First, a race to protect the most area inevitably prioritizes the easiest areas to designate—often without proper consultation by traditional owners or stakeholders. Avoiding such “ocean grabbing” requires thoughtful and inclusive marine spatial planning processes that recognize that some areas are more important than others for biodiversity and ecosystem functions and services. It is precisely those areas that should be prioritized for management.
Places that have high ecological integrity (e.g., high biodiversity tropical coral reefs or high productivity coastal upwelling zones of whales, sardine runs, and seabirds) or where ecological integrity can be restored offer the best opportunity for continuous provision of ocean services through future climate shocks.
Management of these spaces should be innovative and aligned with local needs and values. For example, small-scale fisher organizations from six continents have recently raised a call to action to secure preferential access to—and co-management of— coastal areas so that they can continue contributing to economies, health, culture, and wellbeing.
Unless we secure seascapes in the right places, we could easily end up with the wrong 30 percent protection that does little to protect biodiversity, sustain a healthy planet, and deliver crucial ocean services.
Second, the number of square kilometers managed tells you nothing about the equity or effectiveness of that management.
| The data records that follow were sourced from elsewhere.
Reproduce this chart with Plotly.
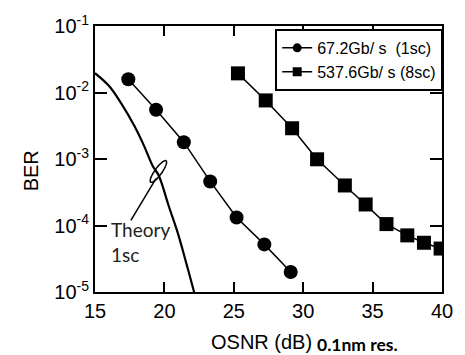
import plotly.graph_objects as go
import numpy as np

# ---- data ----
osnr_1sc = [17.4, 19.4, 21.4, 23.3, 25.2, 27.2, 29.1]
ber_1sc = [1.58e-2, 5.5e-3, 1.79e-3, 4.6e-4, 1.32e-4, 5.2e-5, 2.0e-5]

osnr_8sc = [25.3, 27.3, 29.2, 31.0, 33.0, 34.5, 36.0, 37.5, 38.7, 39.9]
ber_8sc = [1.94e-2, 7.6e-3, 2.9e-3, 9.9e-4, 4.0e-4, 2.07e-4, 1.05e-4, 7.1e-5, 5.5e-5, 4.5e-5]

theory_osnr = [15.0, 16.0, 16.9, 17.85, 18.55, 19.15, 19.6, 20.3, 21.0, 21.6, 22.1, 22.25]
theory_ber = [1.95e-2, 1.26e-2, 6.8e-3, 3.1e-3, 1.55e-3, 7.9e-4, 5.6e-4, 2.0e-4, 7.3e-5, 2.6e-5, 1.07e-5, 8e-6]

x_ticks = [15, 20, 25, 30, 35, 40]
y_ticks = [1e-1, 1e-2, 1e-3, 1e-4, 1e-5]
y_ticktext = ["10<sup>-1</sup>", "10<sup>-2</sup>", "10<sup>-3</sup>", "10<sup>-4</sup>", "10<sup>-5</sup>"]

label_1sc = "67.2Gb/ s  (1sc)"
label_8sc = "537.6Gb/ s (8sc)"

# ---- geometry ----
W, H = 465, 355
L, R, T, B = 95, 17, 21, 63
PW, PH = W - L - R, H - T - B


def px2paper(px, py):
    return (px - L) / PW, 1 - (py - T) / PH


fig = go.Figure()

fig.add_trace(go.Scatter(x=theory_osnr, y=theory_ber, mode="lines",
                         line=dict(color="black", width=2.2, shape="spline"),
                         showlegend=False, hoverinfo="skip"))
fig.add_trace(go.Scatter(x=osnr_1sc, y=ber_1sc, mode="lines+markers",
                         line=dict(color="black", width=1.5),
                         marker=dict(symbol="circle", size=14, color="black"),
                         showlegend=False))
fig.add_trace(go.Scatter(x=osnr_8sc, y=ber_8sc, mode="lines+markers",
                         line=dict(color="black", width=1.5),
                         marker=dict(symbol="square", size=14, color="black"),
                         showlegend=False))
# legend entries (small markers as in the reference)
fig.add_trace(go.Scatter(x=[None], y=[None], mode="lines+markers", name=label_1sc,
                         line=dict(color="black", width=1.5),
                         marker=dict(symbol="circle", size=9, color="black")))
fig.add_trace(go.Scatter(x=[None], y=[None], mode="lines+markers", name=label_8sc,
                         line=dict(color="black", width=1.5),
                         marker=dict(symbol="square", size=9, color="black")))

axis_common = dict(showgrid=False, zeroline=False, showline=True, linecolor="black",
                   linewidth=2, mirror="ticks", ticks="inside", tickcolor="black",
                   tickwidth=2, tickfont=dict(family="Liberation Sans, Arial", size=20, color="black"))

fig.update_xaxes(range=[15, 40], tickvals=x_ticks, ticklen=10, **axis_common)
fig.update_yaxes(type="log", range=[-5, -1], tickvals=y_ticks, ticktext=y_ticktext,
                 ticklen=12, **axis_common)

# ellipse annotation around theory curve
cx, cy = 159.5, 169.2
a, b = 13.4, 3.6
ang = np.arctan2(-21.7, 15.6)
t = np.linspace(0, 2 * np.pi, 40)
ex = cx + a * np.cos(t) * np.cos(ang) - b * np.sin(t) * np.sin(ang)
ey = cy + a * np.cos(t) * np.sin(ang) + b * np.sin(t) * np.cos(ang)
pts = [px2paper(x, y) for x, y in zip(ex, ey)]
path = "M " + " L ".join(f"{p[0]:.4f},{p[1]:.4f}" for p in pts) + " Z"
shapes = [dict(type="path", path=path, xref="paper", yref="paper",
               line=dict(color="black", width=1.5))]
x0, y0 = px2paper(157, 176.5)
x1, y1 = px2paper(131.5, 219)
shapes.append(dict(type="line", xref="paper", yref="paper", x0=x0, y0=y0, x1=x1, y1=y1,
                   line=dict(color="black", width=1.5)))

ann = []
tx, ty = px2paper(109, 215)
ann.append(dict(text="Theory<br>1sc", xref="paper", yref="paper", x=tx, y=ty,
                xanchor="left", yanchor="top", align="left", showarrow=False,
                font=dict(family="Lato", size=19, color="#222")))
ox, oy = px2paper(264, 343)
ann.append(dict(text="OSNR (dB)", xref="paper", yref="paper", x=ox, y=oy,
                xanchor="center", yanchor="middle", showarrow=False,
                font=dict(family="Liberation Sans, Arial", size=20, color="black")))
rx, ry = px2paper(319, 345)
ann.append(dict(text="<b>0.1nm res.</b>", xref="paper", yref="paper", x=rx, y=ry,
                xanchor="left", yanchor="middle", showarrow=False,
                font=dict(family="Lato", size=17.5, color="black")))
bx, by = px2paper(30, 169)
ann.append(dict(text="BER", xref="paper", yref="paper", x=bx, y=by, textangle=-90,
                xanchor="center", yanchor="middle", showarrow=False,
                font=dict(family="Liberation Sans, Arial", size=20, color="black")))

lx, ly = px2paper(278.3, 24)
fig.update_layout(
    width=W, height=H, margin=dict(l=L, r=R, t=T, b=B),
    paper_bgcolor="white", plot_bgcolor="white",
    shapes=shapes, annotations=ann,
    legend=dict(x=lx, y=ly, xanchor="left", yanchor="top", bgcolor="white",
                bordercolor="black", borderwidth=2, tracegroupgap=0,
                font=dict(family="Liberation Sans, Arial", size=16, color="black")),
)

fig.write_html("out.html", config={"responsive": False, "displayModeBar": False},
               post_script="document.body.style.margin='0';document.body.style.overflow='hidden';")
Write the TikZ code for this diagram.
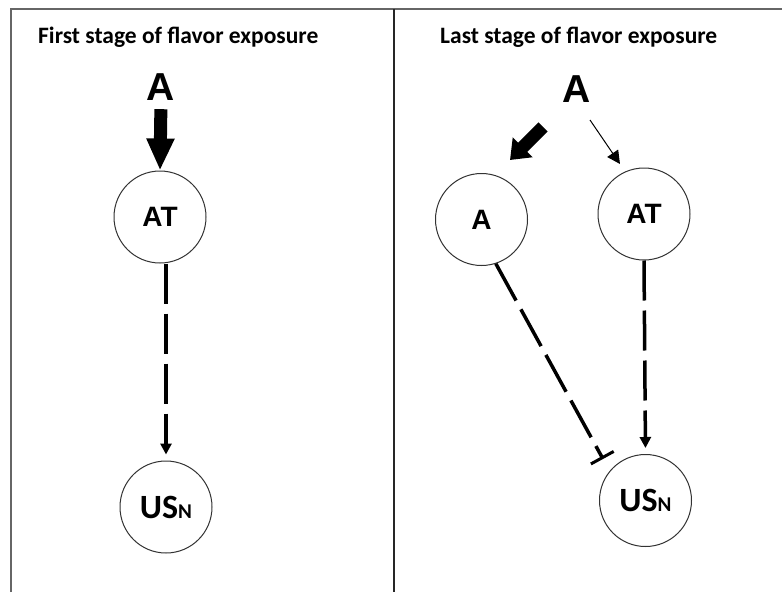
\documentclass[tikz,border=0pt]{standalone}
\usepackage{fontspec}
\setmainfont{Carlito}
\newfontfamily\arialbold{Liberation Sans Bold}
\newfontfamily\carlitobold{Carlito Bold}
\usetikzlibrary{arrows.meta}
\begin{document}
\begin{tikzpicture}[x=1pt,y=-1pt,
  circ/.style={circle,draw=black!80,line width=1pt,minimum size=92pt,inner sep=0pt},
  frameline/.style={line width=2pt,draw=black!60},
  divider/.style={line width=1.6pt,draw=black!85},
  title/.style={anchor=base west,inner sep=0pt,font=\carlitobold\fontsize{23.5}{26}\selectfont},
  bigA/.style={anchor=base,inner sep=0pt,font=\arialbold\fontsize{39}{40}\selectfont},
  cfont/.style={font=\arialbold\fontsize{28}{30}\selectfont},
  ufont/.style={font=\carlitobold},
  dashedarrow/.style={line width=3.5pt,dash pattern=on 40pt off 10pt,-{Triangle[length=11pt,width=11pt]}},
  dashedbar/.style={line width=3.5pt,dash pattern=on 42pt off 10pt,-{Bar[width=26pt,line width=3pt]}},
  thickarrow/.style={line width=13pt,-{Triangle[length=32pt,width=26pt]}},
  thickarrowb/.style={line width=13pt,-{Triangle[length=18pt,width=27pt]}},
  thinarrow/.style={line width=1pt,-{Triangle[length=13pt,width=13pt]}}
]
\useasboundingbox (0,0) rectangle (782,592);
\fill[white] (0,0) rectangle (782,592);
% frame
\draw[frameline] (11,592) -- (11,9) -- (782,9);
\draw[divider] (394,9) -- (394,592);
% titles
\node[title] (t1) at (38,43) {First stage of flavor exposure};
\node[title] (t2) at (440,43) {Last stage of flavor exposure};
% left panel
\node[bigA] (A1) at (161,100) {A};
\node[circ,cfont] (at1) at (160,217) {AT};
\node[circ,ufont] (usn1) at (166,507) {{\fontsize{34}{34}\selectfont US}{\fontsize{21}{21}\selectfont N}};
\draw[thickarrow,shorten <=9pt] (A1.south) -- (at1.north);
\draw[dashedarrow,shorten >=6pt] (at1.south -| usn1.north) -- (usn1.north);
% right panel
\node[bigA] (A2) at (577,102) {A};
\node[circ,cfont] (a2) at (481.5,219.5) {A};
\node[circ,cfont] (at2) at (644,214) {AT};
\node[circ,ufont] (usn2) at (645.5,500.5) {{\fontsize{34}{34}\selectfont US}{\fontsize{21}{21}\selectfont N}};
\draw[thickarrowb] ([shift={(-34,25)}]A2.base) -- ([shift={(28.5,-59.5)}]a2.center);
\draw[thinarrow] ([shift={(13,18)}]A2.base) -- ([shift={(-24,-50)}]at2.center);
\draw[dashedarrow,shorten >=6pt] (at2.south) -- (usn2.north);
\draw[dashedbar] (a2.288) -- ([shift={(-42.5,-41.5)}]usn2.center);
\end{tikzpicture}
\end{document}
In the race to meet area-based targets, there needs to be more accountability and transparency to ensure that processes to establish new managed areas follow human rights-based and inclusive approaches and the costs and benefits of management are distributed equitably, particularly for Indigenous Peoples and local communities.
To ensure effectiveness, significant investments into long-term monitoring are needed to ensure that protected and conserved areas meet their biodiversity goals. Moreover, we can’t neglect the urgent need to invest in the effective governance and operations of existing marine managed areas to ensure they do not become “paper parks” that exist on maps but do not achieve their ostensible purpose.
Third, MPAs and other managed areas cannot succeed in isolation. Rather they must be a part of more broadly managed seascapes where sustainable use is both enabled and properly regulated, where the impacts of climate change are minimized, where other threats such as pollution are effectively controlled, and where gender quality and gender-responsive plans are prioritized.
To achieve long-term success for the 30×30 target, we must also prioritize the other 22 important targets within the GBF as they relate to sustainable ocean management, including climate-smart marine spatial planning, restoration of ecological integrity, control of invasive species, prevention of species extinction, promotion of sustainable use through policies that regulate harvest and control trade, and actions that mitigate pollution risk, among others.
What are the right measures of success? To hold ourselves accountable, we need to track measures of the outcomes we desire, namely protected biodiversity and secured ecosystems functions and services that underpin thriving human well-being.
Success will not be achieved if global financing falls short. By some accounts, the oceans need $175 billion per year to achieve sustainable ocean management by 2030. Given that only $10 billion in total was invested between 2015 and 2019, urgent and coordinated investment is required to extend beyond Target 3’s goal of 30 percent ocean protection to finance a broader suite of holistic and necessary actions to achieve these outcomes.
In short, without critical investments to all targets of the GBF, the guiding vision of a nature-positive future is in jeopardy. We hope that the CBD parties in Cali this week leave Colombia having made real progress on this important goal.